Positive $\mathrm{Ric}_2$ curvature on products of spheres and their quotients via intermediate fatness
Jason DeVito, Miguel Domínguez-Vázquez, David González-Álvaro, Alberto Rodríguez-Vázquez
TL;DR
The paper advances the study of positive intermediate Ricci curvature by constructing new $\mathrm{Ric}_2>0$ metrics on products of spheres and their quotients in dimensions $10$–$14$, including infinite families in dimension $13$ and non-simply connected examples in dimensions $13$ and $14$. It introduces the fatness coindex $f(H<K<G)$ and develops a submersion-geometry framework that extends Wallach-type constructions to yield $\mathrm{Ric}_k>0$ on total spaces of homogeneous bundles, notably when $k=2$ under suitable conditions. Central to the results are explicit homogeneous models on $\mathsf{Spin}_7/\mathsf{SU}_3$ and $\mathsf{Spin}_8/\mathsf{G}_2$ (diffeomorphic to $\mathbb{S}^6\times\mathbb{S}^7$ and $\mathbb{S}^7\times\mathbb{S}^7$ respectively), together with a complete classification of free circle and $\mathsf{SU}_2$ actions yielding diverse biquotients with $\mathrm{Ric}_2>0$. The work also analyzes the isometry groups, submersions to $\mathbb{S}^4$, totally geodesic embeddings, and the topology (cohomology and Pontryagin classes) of the quotients, demonstrating that these spaces are topologically distinct from known $\sec>0$ examples while sharing strong curvature properties.
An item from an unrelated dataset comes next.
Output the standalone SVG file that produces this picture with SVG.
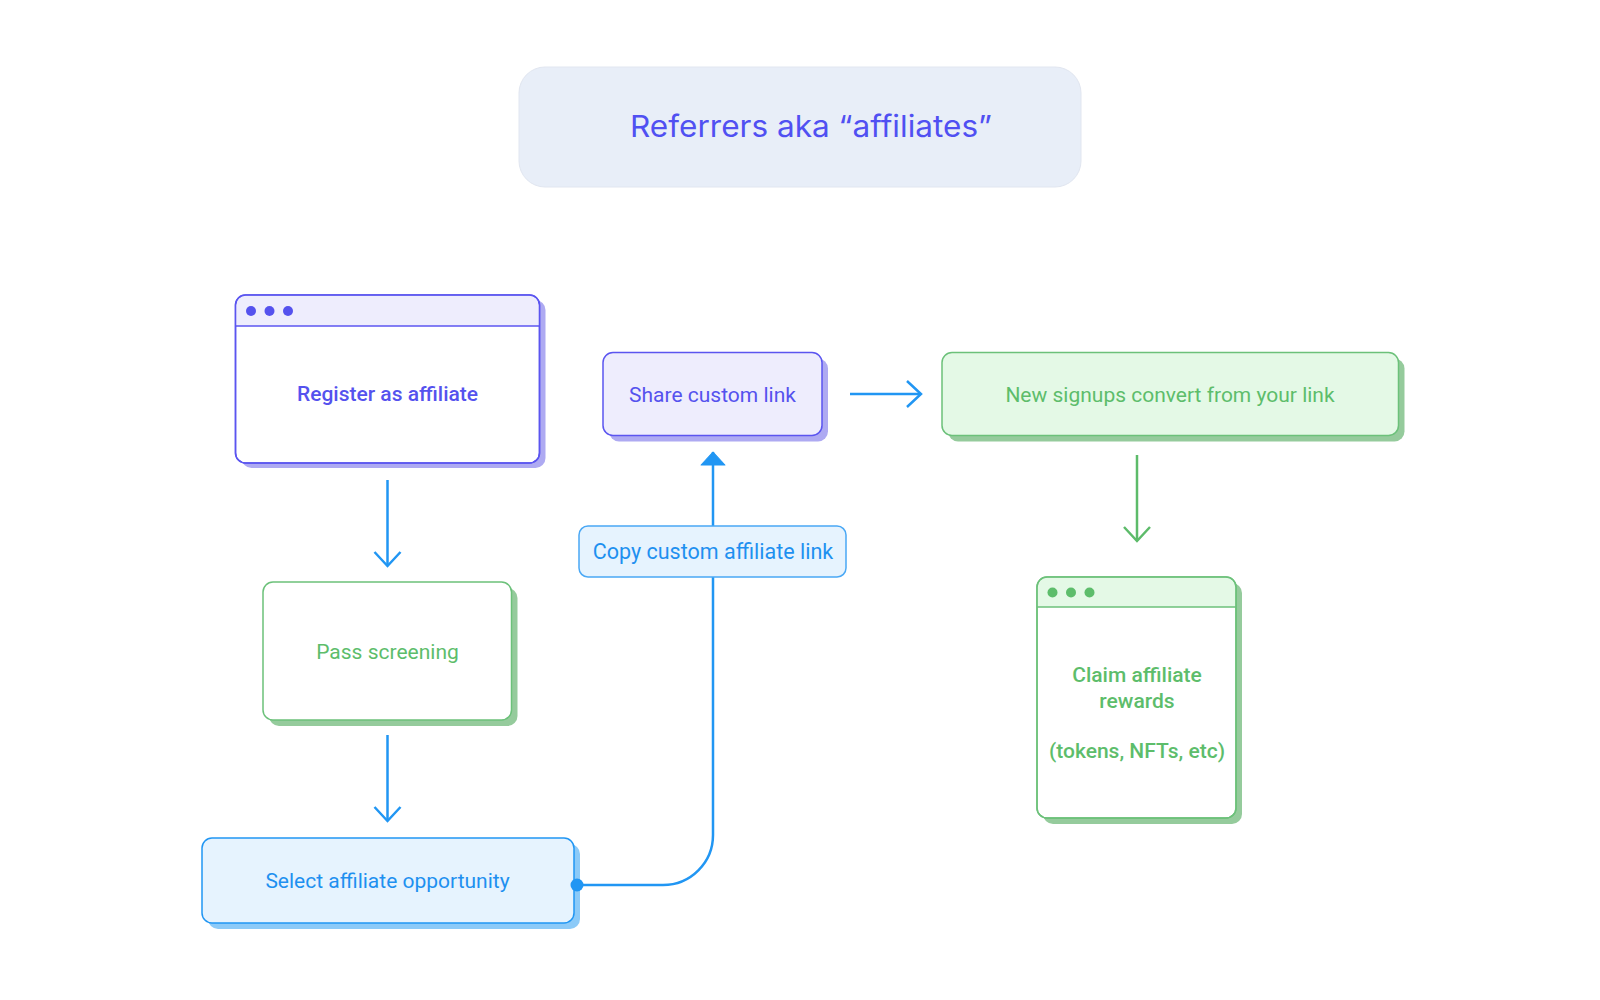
<svg xmlns="http://www.w3.org/2000/svg" width="1600" height="1000" viewBox="0 0 1600 1000">
<style>
  .t { font-family: Roboto, "Liberation Sans", sans-serif; text-anchor: middle; }
  .purple-box { fill: #eeedfd; stroke: #5b55f0; stroke-width: 1.5; }
  .purple-win { fill: #ffffff; stroke: #5b55f0; stroke-width: 1.5; }
  .purple-sh { fill: #aeaaf2; }
  .purple-t { fill: #5552ee; }
  .green-box { fill: #e4f9e6; stroke: #6cc17a; stroke-width: 1.5; }
  .green-win { fill: #ffffff; stroke: #6cc17a; stroke-width: 1.5; }
  .green-sh { fill: #95cb9c; }
  .green-t { fill: #5dbd6b; }
  .blue-box { fill: #e6f3fe; stroke: #2196f3; stroke-width: 1.5; }
  .blue-sh { fill: #8ccaf8; }
  .blue-t { fill: #1e90f0; }
  .conn { fill: none; stroke-width: 2.5; }
  .c-blue { stroke: #2196f3; }
  .c-green { stroke: #5dbb6a; }
</style>
<defs>
  <marker id="chev-blue" markerUnits="userSpaceOnUse" markerWidth="30" markerHeight="30" viewBox="-16 -15 18 30" refX="0" refY="0" orient="auto">
    <path d="M-14,-13 L0,0 L-14,13" fill="none" stroke="#2196f3" stroke-width="2.5"/>
  </marker>
  <marker id="chev-green" markerUnits="userSpaceOnUse" markerWidth="30" markerHeight="30" viewBox="-16 -15 18 30" refX="0" refY="0" orient="auto">
    <path d="M-14,-13 L0,0 L-14,13" fill="none" stroke="#5dbb6a" stroke-width="2.5"/>
  </marker>
  <marker id="tri-blue" markerUnits="userSpaceOnUse" markerWidth="24" markerHeight="26" viewBox="-13 -12 14 24" refX="0" refY="0" orient="auto">
    <path d="M-12,-11 L0,0 L-12,11 Z" fill="#2196f3" stroke="#2196f3" stroke-width="1" stroke-linejoin="round"/>
  </marker>
</defs>
<rect width="1600" height="1000" fill="#ffffff"/>

<g id="title">
  <rect x="519" y="67" width="562" height="120" rx="26" fill="#e8eef8" stroke="#e1e6f0" stroke-width="1"/>
  <text x="811" y="137" font-family="Inter, 'Liberation Sans', sans-serif" font-size="30" fill="#5050f2" text-anchor="middle" textLength="362" lengthAdjust="spacingAndGlyphs">Referrers aka “affiliates”</text>
</g>

<g id="register">
  <rect class="purple-sh" x="241.5" y="300" width="304" height="168" rx="10"/>
  <rect class="purple-win" x="235.5" y="295" width="304" height="168" rx="10"/>
  <path d="M236.25 326 V305 A9.25 9.25 0 0 1 245.5 295.75 H529.5 A9.25 9.25 0 0 1 538.75 305 V326 Z" fill="#eeedfd"/>
  <rect x="235.5" y="295" width="304" height="168" rx="10" fill="none" stroke="#5b55f0" stroke-width="1.5"/>
  <line x1="235.5" y1="326" x2="539.5" y2="326" stroke="#5b55f0" stroke-width="1.5"/>
  <circle cx="251" cy="311" r="5" fill="#5552ee"/>
  <circle cx="269.5" cy="311" r="5" fill="#5552ee"/>
  <circle cx="288" cy="311" r="5" fill="#5552ee"/>
  <text class="t purple-t" x="387.5" y="401" font-size="21" font-weight="500">Register as affiliate</text>
</g>

<g id="pass">
  <rect class="green-sh" x="269" y="588" width="248.5" height="138" rx="10"/>
  <rect class="green-win" x="263" y="582" width="248.5" height="138" rx="10"/>
  <text class="t green-t" x="387.5" y="659" font-size="21">Pass screening</text>
</g>

<g id="select">
  <rect class="blue-sh" x="208" y="844" width="372" height="85" rx="10"/>
  <rect class="blue-box" x="202" y="838" width="372" height="85" rx="10"/>
  <text class="t blue-t" x="387.5" y="888" font-size="21">Select affiliate opportunity</text>
</g>

<g id="share">
  <rect class="purple-sh" x="609" y="358.5" width="219" height="83" rx="10"/>
  <rect class="purple-box" x="603" y="352.5" width="219" height="83" rx="10"/>
  <text class="t purple-t" x="712.5" y="401.5" font-size="21">Share custom link</text>
</g>

<g id="signups">
  <rect class="green-sh" x="948" y="358.5" width="456.5" height="83" rx="10"/>
  <rect class="green-box" x="942" y="352.5" width="456.5" height="83" rx="10"/>
  <text class="t green-t" x="1170" y="401.5" font-size="21">New signups convert from your link</text>
</g>

<g id="claim">
  <rect class="green-sh" x="1043" y="583" width="199" height="241" rx="10"/>
  <rect class="green-win" x="1037" y="577" width="199" height="241" rx="10"/>
  <path d="M1037.75 607 V587 A9.25 9.25 0 0 1 1047 577.75 H1226 A9.25 9.25 0 0 1 1235.25 587 V607 Z" fill="#e4f9e6"/>
  <rect x="1037" y="577" width="199" height="241" rx="10" fill="none" stroke="#6cc17a" stroke-width="1.5"/>
  <line x1="1037" y1="607" x2="1236" y2="607" stroke="#6cc17a" stroke-width="1.5"/>
  <circle cx="1052.5" cy="592.5" r="5" fill="#5dbd6b"/>
  <circle cx="1071" cy="592.5" r="5" fill="#5dbd6b"/>
  <circle cx="1089.5" cy="592.5" r="5" fill="#5dbd6b"/>
  <text class="t green-t" x="1137" y="682" font-size="21" font-weight="500">Claim affiliate</text>
  <text class="t green-t" x="1137" y="707.5" font-size="21" font-weight="500">rewards</text>
  <text class="t green-t" x="1137" y="757.5" font-size="21" font-weight="500">(tokens, NFTs, etc)</text>
</g>

<g id="connectors">
  <line class="conn c-blue" x1="387.5" y1="480" x2="387.5" y2="566" marker-end="url(#chev-blue)"/>
  <line class="conn c-blue" x1="387.5" y1="735" x2="387.5" y2="821" marker-end="url(#chev-blue)"/>
  <path class="conn c-blue" d="M576 885 H663 A50 50 0 0 0 713 835 V577"/>
  <line class="conn c-blue" x1="713" y1="526" x2="713" y2="452" marker-end="url(#tri-blue)"/>
  <circle cx="577" cy="885" r="6.5" fill="#2196f3"/>
  <line class="conn c-blue" x1="850" y1="394" x2="921" y2="394" marker-end="url(#chev-blue)"/>
  <line class="conn c-green" x1="1137" y1="455" x2="1137" y2="541" marker-end="url(#chev-green)"/>
  <g id="label-copy">
    <rect x="579" y="526" width="267" height="51" rx="9" fill="#e6f3fe" stroke="#4aa8f5" stroke-width="1.5"/>
    <text class="t blue-t" x="713" y="559" font-size="21.5">Copy custom affiliate link</text>
  </g>
</g>
</svg>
Overall, the results broaden the landscape of manifolds with $\mathrm{Ric}_2>0$, illustrate the utility of intermediate fatness in curvature construction, and provide new obstructions distinguishing them from positively curved manifolds.
Abstract
We construct metrics of positive $2^{\rm nd}$ intermediate Ricci curvature, $\mathrm{Ric}_2>0$, on closed manifolds of dimensions 10, 11, 12, 13 and 14, including $\mathbb{S}^6\times\mathbb{S}^7$, $\mathbb{S}^7\times\mathbb{S}^7$ and all their simply connected isometric quotients. In particular, we obtain infinitely many examples in dimension 13. We also produce infinitely many non-simply connected spaces with $\mathrm{Ric}_2>0$ in dimensions 13 and 14, including $\mathbb{RP}^6\times \mathbb{RP}^7$ and $\mathbb{RP}^7\times \mathbb{RP}^7$, which cannot admit a metric of positive sectional curvature. The main new idea is a generalization of the concept of fatness which ensures the existence of $\mathrm{Ric}_2>0$ metrics on the total space of certain homogeneous bundles.